« Le Scandale Clouzot », le magnifique portrait d’un monstre de cinéma

Le réalisateur Henri-Georges Clouzot avec Simone Signoret sur le tournage du film "Les Diaboliques" le 20 aout 1955.

Le réalisateur Henri-Georges Clouzot avec Simone Signoret sur le tournage du film "Les Diaboliques" le 20 aout 1955. © RUE DES ARCHIVES/AGIP

Un formidable documentaire sur Henri-Georges Clouzot, toujours au bord du précipice comme ses héros du « Salaire de la peur ».

C’est l’histoire d’un enfant qui faisait des cauchemars la nuit et qui, devenu adulte, a imposé les siens au monde entier. Pour une fois, le recours à une trame respectant l’ordre chronologique éclaire la vie et l’œuvre d’un artiste, en l’occurrence celles du plus grand cinéaste français. Témoin de la fin d’un couple en perdition, ses parents, le petit Clouzot écrit, à 5 ans, sa première pièce. A l’âge adulte, l’insomniaque est atteint de pleurésie et reste quatre ans alité. Si son corps survit, l’esprit d’Henri-Georges a, lui, atteint le fond du puits de la vie. Dans son journal, qui sert de fil rouge au film, il écrira : « J’ai un goût de mort dans la bouche. »

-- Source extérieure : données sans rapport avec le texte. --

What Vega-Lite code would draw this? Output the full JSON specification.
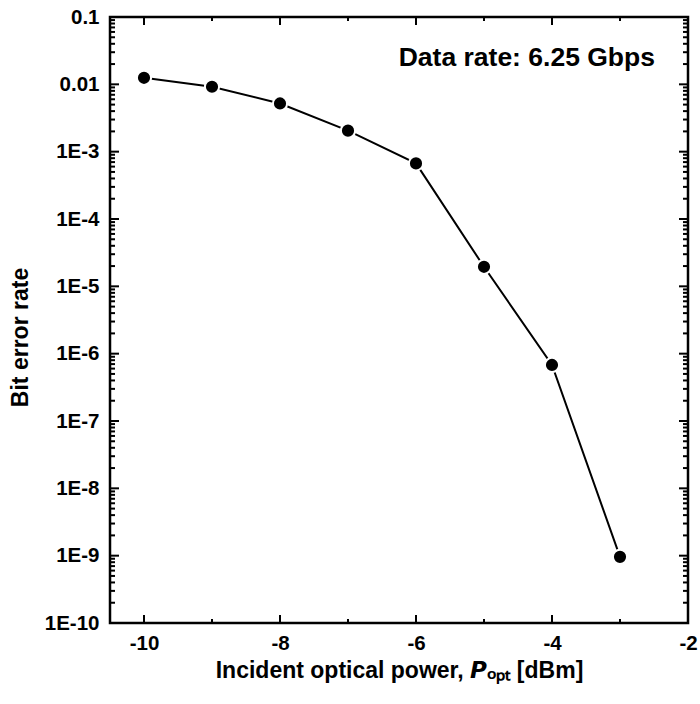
{
  "$schema": "https://vega.github.io/schema/vega-lite/v6.json",
  "width": 578,
  "height": 606,
  "autosize": {"type": "none"},
  "padding": {"left": 110, "top": 17, "right": 12, "bottom": 81},
  "background": "white",
  "config": {
    "view": {"stroke": "black", "strokeWidth": 2.5},
    "font": "Liberation Sans",
    "axis": {
      "grid": false,
      "domain": false,
      "ticks": false,
      "labelFont": "Liberation Sans",
      "labelFontWeight": "bold",
      "labelFontSize": 20.5,
      "labelColor": "black",
      "titleFont": "Liberation Sans",
      "titleFontWeight": "bold",
      "titleFontSize": 23,
      "titleColor": "black",
      "labelOverlap": false,
      "labelFlush": false
    }
  },
  "datasets": {
    "xmajor": [{"v": -10}, {"v": -8}, {"v": -6}, {"v": -4}],
    "xminor": [{"v": -9}, {"v": -7}, {"v": -5}, {"v": -3}],
    "ymajor": [{"v": 1e-9}, {"v": 1e-8}, {"v": 1e-7}, {"v": 1e-6}, {"v": 1e-5}, {"v": 1e-4}, {"v": 0.001}, {"v": 0.01}],
    "yminor": [
      {"v": 2e-10}, {"v": 3e-10}, {"v": 4e-10}, {"v": 5e-10}, {"v": 6e-10}, {"v": 7e-10}, {"v": 8e-10}, {"v": 9e-10},
      {"v": 2e-9}, {"v": 3e-9}, {"v": 4e-9}, {"v": 5e-9}, {"v": 6e-9}, {"v": 7e-9}, {"v": 8e-9}, {"v": 9e-9},
      {"v": 2e-8}, {"v": 3e-8}, {"v": 4e-8}, {"v": 5e-8}, {"v": 6e-8}, {"v": 7e-8}, {"v": 8e-8}, {"v": 9e-8},
      {"v": 2e-7}, {"v": 3e-7}, {"v": 4e-7}, {"v": 5e-7}, {"v": 6e-7}, {"v": 7e-7}, {"v": 8e-7}, {"v": 9e-7},
      {"v": 2e-6}, {"v": 3e-6}, {"v": 4e-6}, {"v": 5e-6}, {"v": 6e-6}, {"v": 7e-6}, {"v": 8e-6}, {"v": 9e-6},
      {"v": 2e-5}, {"v": 3e-5}, {"v": 4e-5}, {"v": 5e-5}, {"v": 6e-5}, {"v": 7e-5}, {"v": 8e-5}, {"v": 9e-5},
      {"v": 2e-4}, {"v": 3e-4}, {"v": 4e-4}, {"v": 5e-4}, {"v": 6e-4}, {"v": 7e-4}, {"v": 8e-4}, {"v": 9e-4},
      {"v": 0.002}, {"v": 0.003}, {"v": 0.004}, {"v": 0.005}, {"v": 0.006}, {"v": 0.007}, {"v": 0.008}, {"v": 0.009},
      {"v": 0.02}, {"v": 0.03}, {"v": 0.04}, {"v": 0.05}, {"v": 0.06}, {"v": 0.07}, {"v": 0.08}, {"v": 0.09}
    ]
  },
  "data": {
    "values": [
      {"power": -10, "ber": 0.0125},
      {"power": -9, "ber": 0.0092},
      {"power": -8, "ber": 0.0052},
      {"power": -7, "ber": 0.00205},
      {"power": -6, "ber": 0.00067},
      {"power": -5, "ber": 0.0000195},
      {"power": -4, "ber": 0.00000068},
      {"power": -3, "ber": 0.00000000096}
    ]
  },
  "layer": [
    {
      "mark": {"type": "line", "color": "black", "strokeWidth": 2},
      "encoding": {
        "x": {
          "field": "power", "type": "quantitative",
          "scale": {"domain": [-10.5, -2], "nice": false, "zero": false},
          "axis": {"orient": "bottom", "values": [-10, -8, -6, -4, -2], "labelPadding": 10,
                   "labelExpr": "'' + datum.value",
                   "title": "Incident optical power, 𝙋ₒₚₜ [dBm]", "titlePadding": 6}
        },
        "y": {
          "field": "ber", "type": "quantitative",
          "scale": {"type": "log", "domain": [1e-10, 0.1], "nice": false},
          "axis": {"orient": "left", "values": [1e-10, 1e-9, 1e-8, 1e-7, 1e-6, 1e-5, 1e-4, 0.001, 0.01, 0.1],
                   "labelPadding": 11,
                   "labelExpr": "datum.value >= 0.05 ? '0.1' : datum.value >= 0.005 ? '0.01' : '1E' + round(log(datum.value)/LN10)",
                   "title": "Bit error rate", "titlePadding": 12, "titleY": 320}
        }
      }
    },
    {
      "mark": {"type": "point", "filled": true, "fill": "black", "stroke": "white", "strokeWidth": 2, "size": 201, "opacity": 1},
      "encoding": {
        "x": {"field": "power", "type": "quantitative", "axis": null},
        "y": {"field": "ber", "type": "quantitative", "axis": null}
      }
    },
    {
      "data": {"name": "xmajor"},
      "mark": {"type": "tick", "orient": "vertical", "color": "black", "opacity": 1, "thickness": 2, "size": 8, "yOffset": -4},
      "encoding": {
        "x": {"field": "v", "type": "quantitative", "axis": null},
        "y": {"datum": 1e-10, "type": "quantitative", "axis": null}
      }
    },
    {
      "data": {"name": "xmajor"},
      "mark": {"type": "tick", "orient": "vertical", "color": "black", "opacity": 1, "thickness": 2, "size": 8, "yOffset": 4},
      "encoding": {
        "x": {"field": "v", "type": "quantitative", "axis": null},
        "y": {"datum": 0.1, "type": "quantitative", "axis": null}
      }
    },
    {
      "data": {"name": "xminor"},
      "mark": {"type": "tick", "orient": "vertical", "color": "black", "opacity": 1, "thickness": 2, "size": 4, "yOffset": -2},
      "encoding": {
        "x": {"field": "v", "type": "quantitative", "axis": null},
        "y": {"datum": 1e-10, "type": "quantitative", "axis": null}
      }
    },
    {
      "data": {"name": "xminor"},
      "mark": {"type": "tick", "orient": "vertical", "color": "black", "opacity": 1, "thickness": 2, "size": 4, "yOffset": 2},
      "encoding": {
        "x": {"field": "v", "type": "quantitative", "axis": null},
        "y": {"datum": 0.1, "type": "quantitative", "axis": null}
      }
    },
    {
      "data": {"name": "ymajor"},
      "mark": {"type": "tick", "orient": "horizontal", "color": "black", "opacity": 1, "thickness": 2, "size": 9, "xOffset": 4.5},
      "encoding": {
        "y": {"field": "v", "type": "quantitative", "axis": null},
        "x": {"datum": -10.5, "type": "quantitative", "axis": null}
      }
    },
    {
      "data": {"name": "ymajor"},
      "mark": {"type": "tick", "orient": "horizontal", "color": "black", "opacity": 1, "thickness": 2, "size": 9, "xOffset": -4.5},
      "encoding": {
        "y": {"field": "v", "type": "quantitative", "axis": null},
        "x": {"datum": -2, "type": "quantitative", "axis": null}
      }
    },
    {
      "data": {"name": "yminor"},
      "mark": {"type": "tick", "orient": "horizontal", "color": "black", "opacity": 1, "thickness": 2, "size": 5, "xOffset": 2.5},
      "encoding": {
        "y": {"field": "v", "type": "quantitative", "axis": null},
        "x": {"datum": -10.5, "type": "quantitative", "axis": null}
      }
    },
    {
      "data": {"name": "yminor"},
      "mark": {"type": "tick", "orient": "horizontal", "color": "black", "opacity": 1, "thickness": 2, "size": 5, "xOffset": -2.5},
      "encoding": {
        "y": {"field": "v", "type": "quantitative", "axis": null},
        "x": {"datum": -2, "type": "quantitative", "axis": null}
      }
    },
    {
      "data": {"values": [{"note": "Data rate: 6.25 Gbps"}]},
      "mark": {"type": "text", "font": "Liberation Sans", "fontWeight": "bold", "fontSize": 26.5, "color": "black", "align": "center", "baseline": "middle"},
      "encoding": {
        "x": {"datum": -4.37, "type": "quantitative", "axis": null},
        "y": {"datum": 0.0245, "type": "quantitative", "axis": null},
        "text": {"field": "note", "type": "nominal"}
      }
    }
  ],
  "resolve": {"axis": {"x": "independent", "y": "independent"}}
}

Son sublime « Corbeau » fâche tout le monde

Devenu scénariste, il crée le scandale en acceptant de travailler pendant l’Occupation pour la Continental Films, dirigée par un nazi. Déjà intransigeant, son sublime « Corbeau » fâche tout le monde : les nazis - Goebbels voulait des films légers -, les collabos, les résistants, et l’Eglise. Peu importe, son pessimisme fécond, tel que le qualifie l’écrivain Pierre Assouline, s’empare des genres et les transfigure. « L’assassin habite au 21 », et le mal, chez tout le monde, c’est ça, la leçon Clouzot. Le réalisateur met en scène des hommes et des femmes torturés, en souffrance. Et pour que cela soit crédible, il n’hésite pas à appuyer lui-même sur la plaie.

Publicité

« Il n’est pas blanc-bleu, Georges. Il est comme tous les auteurs importants, il va au fond du problème », expliquait, dès « Quai des Orfèvres », Bernard Blier. Son fils Bertrand, devenu cinéaste, est lui aussi fasciné : « C’était un dangereux. » « C’était un vampire », précise une amie tombée amoureuse de lui. Il lui répondra : « Vous êtes heureuse, vous ne m’intéressez plus. » Voilà de quel bois se chauffait ce diable qui, pour éclairer ce brasier, puisait dans l’expressionnisme allemand avant d’entrer de plain-pied dans le cinéma expérimental. Il fallait à ce doc des témoignages exceptionnels, ils le sont, ainsi que les sublimes images rescapées de « l’Enfer », son chef-d’œuvre inachevé. Tout est là, il n’y a plus qu’à revoir une filmographie en forme de chemin de croix.

Dimanche 20 octobre à 23h20 sur Arte. Documentaire de Pierre-Henri Gibert (2017). 1h00. (Disponible en replay sur Arte+7).